Взгляд на робеспьеристскую идеологию как прежде всего на демагогический прием с целью сохранить и усилить террор не кажется убедительным. Действительность представляется более сложной. Робеспьер и его окружение вовсе не были циниками; они искренне верили, что прокладывают дорогу к обществу справедливости. Однако нежелание считаться с историей и традициями народа, ориентация на морализаторскую утопию привели к трагедии. Взятые на вооружение идеи сыграли свою роль в превращении многих якобинцев в палачей6.

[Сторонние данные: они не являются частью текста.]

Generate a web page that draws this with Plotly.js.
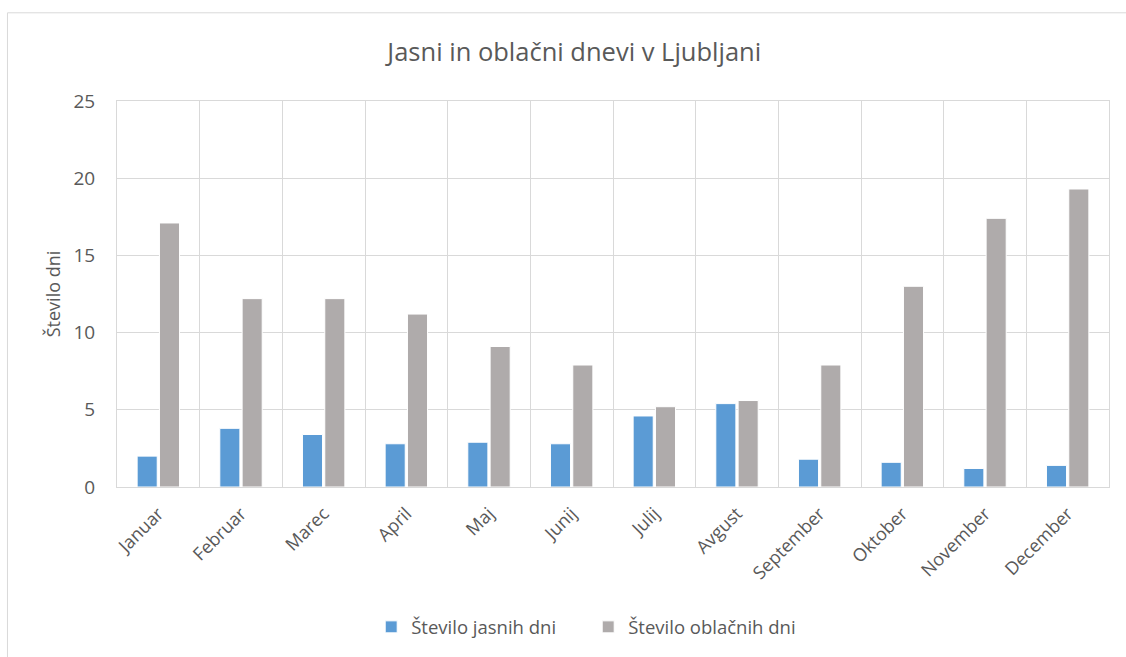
<!DOCTYPE html>
<html>
<head>
<meta charset="utf-8">
<script src="https://cdn.plot.ly/plotly-3.0.1.min.js"></script>
<style>html,body{margin:0;padding:0;background:#fff;}#chart{width:1126px;height:657px;}</style>
</head>
<body>
<div id="chart"></div>
<script>
const months = ["Januar","Februar","Marec","April","Maj","Junij","Julij","Avgust","September","Oktober","November","December"];
const jasni = [2.0, 3.8, 3.4, 2.8, 2.9, 2.8, 4.6, 5.4, 1.8, 1.6, 1.2, 1.4];
const oblacni = [17.1, 12.2, 12.2, 11.2, 9.1, 7.9, 5.2, 5.6, 7.9, 13.0, 17.4, 19.3];
const yTicks = [0, 5, 10, 15, 20, 25];

const FONT = '"Open Sans", "Noto Sans", sans-serif';
const data = [
  {type:'bar', name:'Število jasnih dni', x:months, y:jasni,
   marker:{color:'#5b9bd5', line:{color:'#ffffff', width:1}}},
  {type:'bar', name:'Število oblačnih dni', x:months, y:oblacni,
   marker:{color:'#afabab', line:{color:'#ffffff', width:1}}}
];
const layout = {
  width:1126, height:657,
  margin:{l:117, r:17, t:101, b:169},
  paper_bgcolor:'#ffffff', plot_bgcolor:'#ffffff',
  font:{family:FONT, color:'#595959', size:17},
  title:{text:'Jasni in oblačni dnevi v Ljubljani', x:0.51, xanchor:'center', y:0.92, yanchor:'middle',
         font:{family:FONT, size:25.5, color:'#595959'}},
  barmode:'group', bargap:0.46, bargroupgap:0.1,
  xaxis:{type:'category', tickson:'boundaries', showgrid:true, gridcolor:'#d9d9d9', gridwidth:1,
         showline:true, linecolor:'#d9d9d9', linewidth:1, mirror:true,
         ticks:'', tickangle:-45, ticklabelstandoff:8, tickfont:{family:FONT, size:18, color:'#595959'}, fixedrange:true},
  yaxis:{range:[0,25], tickvals:yTicks, showgrid:true, gridcolor:'#d9d9d9', gridwidth:1,
         showline:true, linecolor:'#d9d9d9', linewidth:1, mirror:true, zeroline:false,
         ticks:'', ticklabelstandoff:17, tickfont:{family:FONT, size:19, color:'#595959'},
         title:{text:'Število dni', standoff:8, font:{family:FONT, size:18, color:'#595959'}}},
  legend:{orientation:'h', x:0.475, xanchor:'center', y:-0.36, yanchor:'middle',
          font:{family:FONT, size:18.5, color:'#595959'}, itemwidth:30, traceorder:'normal',
          entrywidth:172, entrywidthmode:'pixels'},
  shapes:[{type:'rect', xref:'paper', yref:'paper', x0:-0.1104, x1:1.03, y0:-0.45, y1:1.2285,
           line:{color:'#d9d9d9', width:1}, fillcolor:'rgba(0,0,0,0)', layer:'below'}]
};
Plotly.newPlot('chart', data, layout, {displayModeBar:false, staticPlot:true});
</script>
</body>
</html>
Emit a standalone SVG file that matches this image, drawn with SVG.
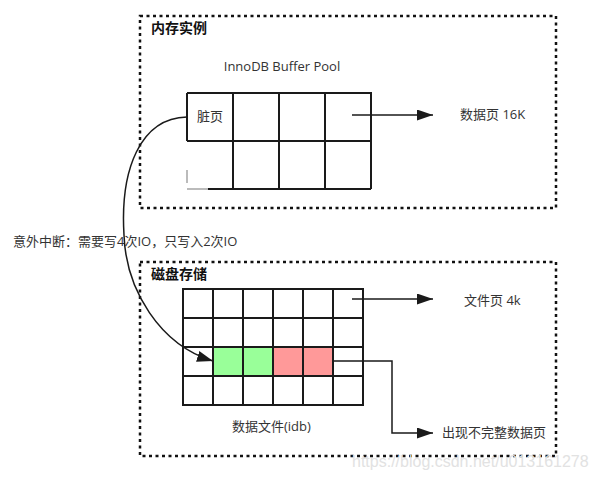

Непримиримая борьба между революционерами - безусловно, важный стимул для репрессий, но столь сложное явление, как террор эпохи Французской революции, не могло быть вызвано только одной, пусть и значимой, причиной. Он явился результатом действия многих факторов. Помимо уже названных, должны быть учтены и другие, в частности, особенности французской политической культуры того времени и наследие Старого порядка в сфере психологии и поведения с неизжитой жестокостью в контактах между людьми и особенно в отношениях государства с народом.
В раздумьях о терроре встает еще одна проблема. Репрессивная политика в Париже существенно отличалась от террористической практики в провинции7. Похоже, что на местах нередко руководствовались групповыми интересами, а то и просто сводили личные счеты.
П. Генифе выстроил оригинальную концепцию террора, проследил механизмы его возникновения и функционирования во время Французской революции. При несогласии с некоторыми суждениями историка должно признать, что его книга помогает избавиться от стереотипов и будит научную мысль.
6 На связи между робеспьеровским утопическим идеалом и террором делает акцент A.B. Чудинов. См.
Чудинов A.B. На облаке утопии: жизнь и мечты Жоржа Кутона. - Кутон Ж. Избранные произведения:
1793-1794. М., 1994; его же. Утопии века Просвещения. М., 2000.
7 Любопытны соображения, высказанные об этом Д.Ю. Бовыкиным. См. Бовыкин Д.Ю. Революцион
ный террор во Франции XVIII века: новейшие интерпретации. - Вопросы истории, 2002, № 6.